Simulated results show a 0.995 correlation with real-world outcomes.
NVIDIA has released full weights and training code, enabling post-training on custom robot data.

Shift From Engines to Learned Physics

For decades, robotics simulation required carefully programmed physics rules and detailed 3D modeling. Engineers manually tuned friction, collision, and gravity parameters. The process was time-consuming and often brittle.

DreamDojo moves away from rule-based simulation toward learned physical intuition.

Rather than calculating physics step by step, the model learns how the world behaves by watching humans interact with it — pouring liquids, folding clothes, packing objects. These actions encode physical laws visually. DreamDojo learns those patterns and predicts what happens next.

In practical terms, robots can now train inside a virtual environment that behaves more like reality — without engineers hand-coding every physical rule.

For robotics teams, that means fewer simulation bottlenecks and potentially faster iteration cycles.

Solving Robotics’ Data Bottleneck

The central constraint in robotics AI has always been data collection.

Collecting robot-specific trajectories is expensive and slow. Hardware breaks. Environments vary. Scaling is difficult.
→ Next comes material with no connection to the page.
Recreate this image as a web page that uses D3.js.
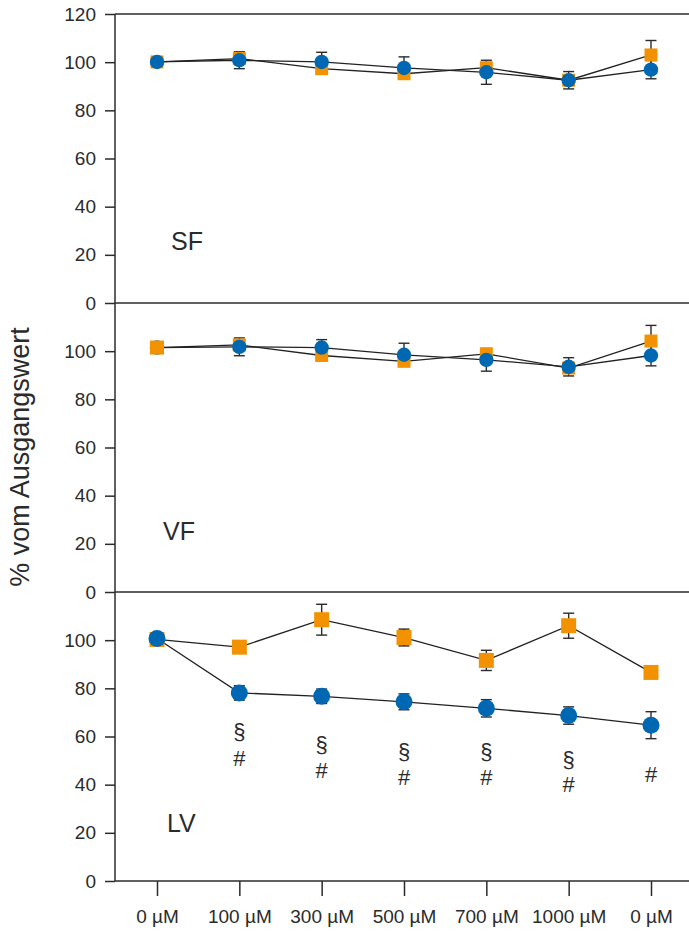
<!DOCTYPE html>
<html lang="de">
<head>
<meta charset="UTF-8">
<title>% vom Ausgangswert</title>
<script src="https://d3js.org/d3.v7.min.js"></script>
<style>
    body { margin: 0; background: #fff; }
    svg { display: block; font-family: "Liberation Sans", Arial, sans-serif; }
</style>
</head>
<body>
<div id="chart"></div>
<script>
// x categories
var doses = ["0 µM", "100 µM", "300 µM", "500 µM", "700 µM", "1000 µM", "0 µM"];
var panelNames = ["SF", "VF", "LV"];

// SF
var sfOrange = [100.1, 101.5, 97.3, 95.2, 97.7, 92.5, 103];
var sfOrangeErr = [0.5, 1.5, 1.5, 1.5, 2, 1.5, 6];
var sfBlue = [100.1, 100.8, 100.1, 97.6, 95.8, 92.5, 96.9];
var sfBlueErr = [0.5, 3.5, 4, 4.6, 5, 3.6, 3.8];

// VF
var vfOrange = [101.5, 102.6, 98.2, 95.8, 98.9, 93, 104.2];
var vfOrangeErr = [0.5, 1.5, 1.5, 1.5, 1.5, 1.5, 6.5];
var vfBlue = [101.5, 101.8, 101.5, 98.5, 96.4, 93.5, 98.2];
var vfBlueErr = [0.5, 3.7, 3.3, 4.8, 4.7, 3.8, 4.3];

// LV
var lvOrange = [100.3, 97.1, 108.5, 101.1, 91.6, 106, 86.6];
var lvOrangeErr = [0.5, 1.5, 6.4, 3.5, 4.2, 5.2, 1.5];
var lvBlue = [100.7, 78.1, 76.7, 74.4, 71.7, 68.7, 64.7];
var lvBlueErr = [0.5, 3, 3, 3.3, 3.6, 3.6, 5.6];

// significance marks in LV (y in data units)
var sectionY = [null, 62.3, 56.9, 54, 54, 50.7, null];
var hashY = [null, 51.1, 46.1, 43.2, 43.2, 40.3, 44.4];

var topTicks = [0, 20, 40, 60, 80, 100, 120];
var otherTicks = [0, 20, 40, 60, 80, 100];

var W = 689, H = 931;
var axisX = 115, plotTop = 14, panelH = 289, rightEdge = 689;
var orange = "#f39200", blue = "#0067b3", ink = "#2b2b2b";

var panels = [
    {name: panelNames[0], orange: sfOrange, orangeErr: sfOrangeErr, blue: sfBlue, blueErr: sfBlueErr, ticks: topTicks, labelX: 171, labelY: 250, sq: 13, r: 7.2},
    {name: panelNames[1], orange: vfOrange, orangeErr: vfOrangeErr, blue: vfBlue, blueErr: vfBlueErr, ticks: otherTicks, labelX: 163, labelY: 540, sq: 13, r: 7.2, orangeFirstOnTop: true},
    {name: panelNames[2], orange: lvOrange, orangeErr: lvOrangeErr, blue: lvBlue, blueErr: lvBlueErr, ticks: otherTicks, labelX: 167, labelY: 832, sq: 15, r: 8.5}
];

var svg = d3.select("#chart").append("svg")
    .attr("width", W)
    .attr("height", H);

var x = d3.scaleLinear().domain([0, doses.length - 1]).range([157, 651]);

var line = function(y){
    return d3.line().x(function(d, i){ return x(i); }).y(function(d){ return y(d); });
};

var lastY;

panels.forEach(function(p, k){
    var top = plotTop + k * panelH;
    var y = d3.scaleLinear().domain([0, 120]).range([top + panelH, top]);
    lastY = y;
    var g = svg.append("g");

    // y axis
    var ax = g.append("g")
        .attr("transform", "translate(" + axisX + ",0)")
        .call(d3.axisLeft(y).tickValues(p.ticks).tickSize(10).tickPadding(9));
    ax.select(".domain").remove();
    ax.selectAll(".tick line").attr("stroke", ink).attr("stroke-width", 1.5);
    ax.selectAll(".tick text").attr("fill", ink).style("font-size", "19px").style("font-family", "inherit");

    // panel lines
    g.append("line")
        .attr("x1", axisX).attr("x2", rightEdge)
        .attr("y1", y(0)).attr("y2", y(0))
        .attr("stroke", ink).attr("stroke-width", 1.5);
    if (k === 0) {
        g.append("line")
            .attr("x1", axisX).attr("x2", rightEdge)
            .attr("y1", y(120)).attr("y2", y(120))
            .attr("stroke", ink).attr("stroke-width", 1.5);
    }

    // connecting lines
    g.append("path").datum(p.orange)
        .attr("d", line(y)).attr("fill", "none").attr("stroke", "#222").attr("stroke-width", 1.3);
    g.append("path").datum(p.blue)
        .attr("d", line(y)).attr("fill", "none").attr("stroke", "#222").attr("stroke-width", 1.3);

    // error bars
    function errBars(vals, errs){
        var eg = g.append("g").attr("stroke", ink).attr("stroke-width", 1.4);
        vals.forEach(function(v, i){
            var e = errs[i];
            eg.append("line").attr("x1", x(i)).attr("x2", x(i)).attr("y1", y(v - e)).attr("y2", y(v + e));
            eg.append("line").attr("x1", x(i) - 5.5).attr("x2", x(i) + 5.5).attr("y1", y(v - e)).attr("y2", y(v - e));
            eg.append("line").attr("x1", x(i) - 5.5).attr("x2", x(i) + 5.5).attr("y1", y(v + e)).attr("y2", y(v + e));
        });
    }
    errBars(p.orange, p.orangeErr);
    errBars(p.blue, p.blueErr);

    // markers
    var s = p.sq;
    g.append("g").selectAll("rect")
        .data(p.orange)
        .enter().append("rect")
        .attr("x", function(d, i){ return x(i) - s / 2; })
        .attr("y", function(d){ return y(d) - s / 2; })
        .attr("width", s).attr("height", s)
        .attr("fill", orange);
    g.append("g").selectAll("circle")
        .data(p.blue)
        .enter().append("circle")
        .attr("cx", function(d, i){ return x(i); })
        .attr("cy", function(d){ return y(d); })
        .attr("r", p.r)
        .attr("fill", blue);
    if (p.orangeFirstOnTop) {
        g.append("rect")
            .attr("x", x(0) - s / 2 - 0.5).attr("y", y(p.orange[0]) - s / 2 - 0.5)
            .attr("width", s + 1).attr("height", s + 1)
            .attr("fill", orange);
    }

    // panel label
    g.append("text")
        .attr("x", p.labelX).attr("y", p.labelY)
        .attr("fill", ink)
        .style("font-size", "25px")
        .text(p.name);
});

// significance marks for LV
var sig = svg.append("g").attr("fill", ink).attr("text-anchor", "middle").style("font-size", "22px");
sectionY.forEach(function(v, i){
    if (v === null) return;
    sig.append("text").attr("x", x(i)).attr("y", lastY(v)).attr("dy", "0.35em").text("§");
});
hashY.forEach(function(v, i){
    if (v === null) return;
    sig.append("text").attr("x", x(i)).attr("y", lastY(v)).attr("dy", "0.35em").text("#");
});

// vertical axis line
svg.append("line")
    .attr("x1", axisX).attr("x2", axisX)
    .attr("y1", plotTop).attr("y2", plotTop + 3 * panelH)
    .attr("stroke", ink).attr("stroke-width", 1.5);

// x axis
var xa = svg.append("g")
    .attr("transform", "translate(0," + (plotTop + 3 * panelH) + ")")
    .call(d3.axisBottom(x).tickValues(d3.range(doses.length)).tickFormat(function(i){ return doses[i]; }).tickSize(15).tickPadding(14));
xa.select(".domain").remove();
xa.selectAll(".tick line").attr("stroke", ink).attr("stroke-width", 1.5);
xa.selectAll(".tick text").attr("fill", ink).style("font-size", "19px").style("font-family", "inherit");

// y label
svg.append("text")
    .attr("transform", "translate(29," + 457 + ") rotate(-90)")
    .attr("text-anchor", "middle")
    .attr("fill", ink)
    .style("font-size", "27px")
    .text("% vom Ausgangswert");
</script>
</body>
</html>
DreamDojo sidesteps this constraint by pretraining on 44,711 hours of egocentric human video — the largest dataset of its kind for world model training.

The DreamDojo-HV dataset includes over one million trajectories and more than 43,000 unique objects. Humans have already mastered complex physical tasks. By observing them, the model acquires a baseline understanding of motion, object behavior, and causality.

This mirrors what large language models did for text — scaling first, specializing later.

Making Human Video Robot-Readable

Human videos do not include robot motor commands. That creates a translation problem.

To solve it, NVIDIA introduced continuous latent actions.

A spatiotemporal Transformer-based variational autoencoder (VAE) analyzes two consecutive frames and compresses their motion into a 32-dimensional vector. In simple terms, it converts visual change into a compact action representation.

This creates an information bottleneck that separates motion from visual noise.

The result is a hardware-agnostic action interface that can transfer learned physical intuition across different robot bodies.

For operators, this is strategically significant. If latent actions generalize across hardware platforms, DreamDojo becomes a reusable foundation rather than a robot-specific model.

Architecture Designed for Generalization

DreamDojo builds on the Cosmos-Predict2.5 latent video diffusion model and integrates the WAN2.2 tokenizer with temporal compression.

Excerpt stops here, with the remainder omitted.